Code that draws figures
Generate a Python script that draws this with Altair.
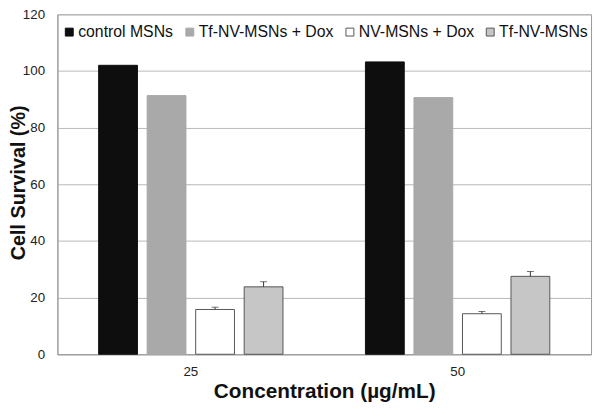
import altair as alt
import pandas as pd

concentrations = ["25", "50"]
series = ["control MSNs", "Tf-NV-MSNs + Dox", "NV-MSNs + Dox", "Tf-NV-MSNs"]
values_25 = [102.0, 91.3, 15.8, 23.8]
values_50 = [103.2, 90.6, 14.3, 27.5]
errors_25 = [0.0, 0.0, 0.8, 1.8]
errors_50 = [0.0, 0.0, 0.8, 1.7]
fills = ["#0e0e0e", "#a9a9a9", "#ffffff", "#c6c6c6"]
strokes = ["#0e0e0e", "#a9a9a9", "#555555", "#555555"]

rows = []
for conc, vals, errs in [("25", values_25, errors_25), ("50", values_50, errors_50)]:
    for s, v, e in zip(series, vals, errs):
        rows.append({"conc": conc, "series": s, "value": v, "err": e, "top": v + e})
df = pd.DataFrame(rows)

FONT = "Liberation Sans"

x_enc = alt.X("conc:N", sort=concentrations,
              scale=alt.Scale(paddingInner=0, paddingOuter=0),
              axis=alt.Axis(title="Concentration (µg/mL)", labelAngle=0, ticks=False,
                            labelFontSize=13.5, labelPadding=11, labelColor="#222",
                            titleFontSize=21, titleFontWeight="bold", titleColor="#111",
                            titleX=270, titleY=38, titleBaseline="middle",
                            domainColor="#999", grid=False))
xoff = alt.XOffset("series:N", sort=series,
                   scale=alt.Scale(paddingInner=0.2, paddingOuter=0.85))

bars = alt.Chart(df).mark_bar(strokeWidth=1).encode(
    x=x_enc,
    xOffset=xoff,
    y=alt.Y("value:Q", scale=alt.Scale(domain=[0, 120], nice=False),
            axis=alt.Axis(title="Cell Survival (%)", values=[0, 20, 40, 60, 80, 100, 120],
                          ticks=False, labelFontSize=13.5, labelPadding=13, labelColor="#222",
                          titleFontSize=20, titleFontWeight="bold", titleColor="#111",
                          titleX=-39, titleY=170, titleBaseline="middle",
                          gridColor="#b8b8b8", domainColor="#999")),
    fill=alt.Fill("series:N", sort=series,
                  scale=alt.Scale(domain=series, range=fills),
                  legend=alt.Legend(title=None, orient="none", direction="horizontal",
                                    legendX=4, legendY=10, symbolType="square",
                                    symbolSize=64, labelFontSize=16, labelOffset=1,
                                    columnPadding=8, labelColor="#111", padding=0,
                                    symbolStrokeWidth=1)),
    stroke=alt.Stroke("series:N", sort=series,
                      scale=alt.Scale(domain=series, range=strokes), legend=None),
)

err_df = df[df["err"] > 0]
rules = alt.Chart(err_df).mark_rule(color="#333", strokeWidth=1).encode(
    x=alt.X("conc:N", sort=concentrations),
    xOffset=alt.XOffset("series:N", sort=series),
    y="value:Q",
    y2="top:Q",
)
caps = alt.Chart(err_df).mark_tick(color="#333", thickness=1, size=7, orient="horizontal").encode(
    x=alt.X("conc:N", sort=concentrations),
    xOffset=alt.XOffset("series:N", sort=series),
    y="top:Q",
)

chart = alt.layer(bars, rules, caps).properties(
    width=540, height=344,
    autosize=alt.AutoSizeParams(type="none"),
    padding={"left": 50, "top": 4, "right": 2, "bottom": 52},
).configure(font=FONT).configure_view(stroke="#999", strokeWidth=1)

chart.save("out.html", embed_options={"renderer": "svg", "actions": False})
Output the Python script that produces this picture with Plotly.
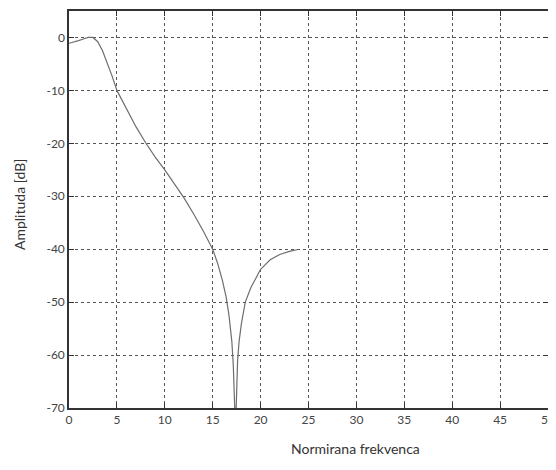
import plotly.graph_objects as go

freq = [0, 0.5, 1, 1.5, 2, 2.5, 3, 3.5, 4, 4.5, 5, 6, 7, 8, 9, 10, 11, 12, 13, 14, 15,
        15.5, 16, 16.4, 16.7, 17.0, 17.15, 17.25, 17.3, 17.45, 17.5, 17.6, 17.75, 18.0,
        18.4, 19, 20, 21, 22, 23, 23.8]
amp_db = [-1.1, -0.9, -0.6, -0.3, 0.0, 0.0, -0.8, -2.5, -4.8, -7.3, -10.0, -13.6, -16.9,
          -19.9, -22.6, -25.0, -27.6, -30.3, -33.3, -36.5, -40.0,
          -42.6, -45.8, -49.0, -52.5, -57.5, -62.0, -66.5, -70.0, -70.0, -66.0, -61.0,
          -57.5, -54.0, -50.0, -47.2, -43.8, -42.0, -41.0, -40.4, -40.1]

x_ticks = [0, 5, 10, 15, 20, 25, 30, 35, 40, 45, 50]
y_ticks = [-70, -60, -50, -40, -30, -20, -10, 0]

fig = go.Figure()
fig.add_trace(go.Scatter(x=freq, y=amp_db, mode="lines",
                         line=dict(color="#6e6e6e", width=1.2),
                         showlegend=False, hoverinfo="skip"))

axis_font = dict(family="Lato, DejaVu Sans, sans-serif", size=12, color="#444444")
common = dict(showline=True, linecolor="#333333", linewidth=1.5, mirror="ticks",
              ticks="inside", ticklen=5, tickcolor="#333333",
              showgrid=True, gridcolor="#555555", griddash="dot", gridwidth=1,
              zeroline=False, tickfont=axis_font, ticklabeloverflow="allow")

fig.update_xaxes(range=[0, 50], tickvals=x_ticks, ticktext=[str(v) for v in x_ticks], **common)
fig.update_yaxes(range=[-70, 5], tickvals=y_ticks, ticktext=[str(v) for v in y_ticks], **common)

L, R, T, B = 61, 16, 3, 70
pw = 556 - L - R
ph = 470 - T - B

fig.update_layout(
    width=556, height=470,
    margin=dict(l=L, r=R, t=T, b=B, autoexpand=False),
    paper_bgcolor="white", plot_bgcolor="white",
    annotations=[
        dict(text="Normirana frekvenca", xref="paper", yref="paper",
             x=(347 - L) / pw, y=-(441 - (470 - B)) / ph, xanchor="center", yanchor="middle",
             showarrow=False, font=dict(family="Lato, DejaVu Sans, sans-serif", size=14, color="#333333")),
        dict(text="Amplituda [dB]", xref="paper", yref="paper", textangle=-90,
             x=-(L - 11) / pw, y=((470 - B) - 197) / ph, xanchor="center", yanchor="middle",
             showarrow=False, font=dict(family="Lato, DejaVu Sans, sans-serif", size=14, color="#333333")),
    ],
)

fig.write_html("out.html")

:: REQUIREMENT ::
Make an exact copy of all entries above, dropping the images.

:: OUTPUT FOR THIS TASK ::
Generate a Python script that draws this with Altair.
import altair as alt
import pandas as pd

concentrations = ["25", "50"]
series = ["control MSNs", "Tf-NV-MSNs + Dox", "NV-MSNs + Dox", "Tf-NV-MSNs"]
values_25 = [102.0, 91.3, 15.8, 23.8]
values_50 = [103.2, 90.6, 14.3, 27.5]
errors_25 = [0.0, 0.0, 0.8, 1.8]
errors_50 = [0.0, 0.0, 0.8, 1.7]
fills = ["#0e0e0e", "#a9a9a9", "#ffffff", "#c6c6c6"]
strokes = ["#0e0e0e", "#a9a9a9", "#555555", "#555555"]

rows = []
for conc, vals, errs in [("25", values_25, errors_25), ("50", values_50, errors_50)]:
    for s, v, e in zip(series, vals, errs):
        rows.append({"conc": conc, "series": s, "value": v, "err": e, "top": v + e})
df = pd.DataFrame(rows)

FONT = "Liberation Sans"

x_enc = alt.X("conc:N", sort=concentrations,
              scale=alt.Scale(paddingInner=0, paddingOuter=0),
              axis=alt.Axis(title="Concentration (µg/mL)", labelAngle=0, ticks=False,
                            labelFontSize=13.5, labelPadding=11, labelColor="#222",
                            titleFontSize=21, titleFontWeight="bold", titleColor="#111",
                            titleX=270, titleY=38, titleBaseline="middle",
                            domainColor="#999", grid=False))
xoff = alt.XOffset("series:N", sort=series,
                   scale=alt.Scale(paddingInner=0.2, paddingOuter=0.85))

bars = alt.Chart(df).mark_bar(strokeWidth=1).encode(
    x=x_enc,
    xOffset=xoff,
    y=alt.Y("value:Q", scale=alt.Scale(domain=[0, 120], nice=False),
            axis=alt.Axis(title="Cell Survival (%)", values=[0, 20, 40, 60, 80, 100, 120],
                          ticks=False, labelFontSize=13.5, labelPadding=13, labelColor="#222",
                          titleFontSize=20, titleFontWeight="bold", titleColor="#111",
                          titleX=-39, titleY=170, titleBaseline="middle",
                          gridColor="#b8b8b8", domainColor="#999")),
    fill=alt.Fill("series:N", sort=series,
                  scale=alt.Scale(domain=series, range=fills),
                  legend=alt.Legend(title=None, orient="none", direction="horizontal",
                                    legendX=4, legendY=10, symbolType="square",
                                    symbolSize=64, labelFontSize=16, labelOffset=1,
                                    columnPadding=8, labelColor="#111", padding=0,
                                    symbolStrokeWidth=1)),
    stroke=alt.Stroke("series:N", sort=series,
                      scale=alt.Scale(domain=series, range=strokes), legend=None),
)

err_df = df[df["err"] > 0]
rules = alt.Chart(err_df).mark_rule(color="#333", strokeWidth=1).encode(
    x=alt.X("conc:N", sort=concentrations),
    xOffset=alt.XOffset("series:N", sort=series),
    y="value:Q",
    y2="top:Q",
)
caps = alt.Chart(err_df).mark_tick(color="#333", thickness=1, size=7, orient="horizontal").encode(
    x=alt.X("conc:N", sort=concentrations),
    xOffset=alt.XOffset("series:N", sort=series),
    y="top:Q",
)

chart = alt.layer(bars, rules, caps).properties(
    width=540, height=344,
    autosize=alt.AutoSizeParams(type="none"),
    padding={"left": 50, "top": 4, "right": 2, "bottom": 52},
).configure(font=FONT).configure_view(stroke="#999", strokeWidth=1)

chart.save("out.html", embed_options={"renderer": "svg", "actions": False})
Output the Python script that produces this picture with Plotly.
import plotly.graph_objects as go

freq = [0, 0.5, 1, 1.5, 2, 2.5, 3, 3.5, 4, 4.5, 5, 6, 7, 8, 9, 10, 11, 12, 13, 14, 15,
        15.5, 16, 16.4, 16.7, 17.0, 17.15, 17.25, 17.3, 17.45, 17.5, 17.6, 17.75, 18.0,
        18.4, 19, 20, 21, 22, 23, 23.8]
amp_db = [-1.1, -0.9, -0.6, -0.3, 0.0, 0.0, -0.8, -2.5, -4.8, -7.3, -10.0, -13.6, -16.9,
          -19.9, -22.6, -25.0, -27.6, -30.3, -33.3, -36.5, -40.0,
          -42.6, -45.8, -49.0, -52.5, -57.5, -62.0, -66.5, -70.0, -70.0, -66.0, -61.0,
          -57.5, -54.0, -50.0, -47.2, -43.8, -42.0, -41.0, -40.4, -40.1]

x_ticks = [0, 5, 10, 15, 20, 25, 30, 35, 40, 45, 50]
y_ticks = [-70, -60, -50, -40, -30, -20, -10, 0]

fig = go.Figure()
fig.add_trace(go.Scatter(x=freq, y=amp_db, mode="lines",
                         line=dict(color="#6e6e6e", width=1.2),
                         showlegend=False, hoverinfo="skip"))

axis_font = dict(family="Lato, DejaVu Sans, sans-serif", size=12, color="#444444")
common = dict(showline=True, linecolor="#333333", linewidth=1.5, mirror="ticks",
              ticks="inside", ticklen=5, tickcolor="#333333",
              showgrid=True, gridcolor="#555555", griddash="dot", gridwidth=1,
              zeroline=False, tickfont=axis_font, ticklabeloverflow="allow")

fig.update_xaxes(range=[0, 50], tickvals=x_ticks, ticktext=[str(v) for v in x_ticks], **common)
fig.update_yaxes(range=[-70, 5], tickvals=y_ticks, ticktext=[str(v) for v in y_ticks], **common)

L, R, T, B = 61, 16, 3, 70
pw = 556 - L - R
ph = 470 - T - B

fig.update_layout(
    width=556, height=470,
    margin=dict(l=L, r=R, t=T, b=B, autoexpand=False),
    paper_bgcolor="white", plot_bgcolor="white",
    annotations=[
        dict(text="Normirana frekvenca", xref="paper", yref="paper",
             x=(347 - L) / pw, y=-(441 - (470 - B)) / ph, xanchor="center", yanchor="middle",
             showarrow=False, font=dict(family="Lato, DejaVu Sans, sans-serif", size=14, color="#333333")),
        dict(text="Amplituda [dB]", xref="paper", yref="paper", textangle=-90,
             x=-(L - 11) / pw, y=((470 - B) - 197) / ph, xanchor="center", yanchor="middle",
             showarrow=False, font=dict(family="Lato, DejaVu Sans, sans-serif", size=14, color="#333333")),
    ],
)

fig.write_html("out.html")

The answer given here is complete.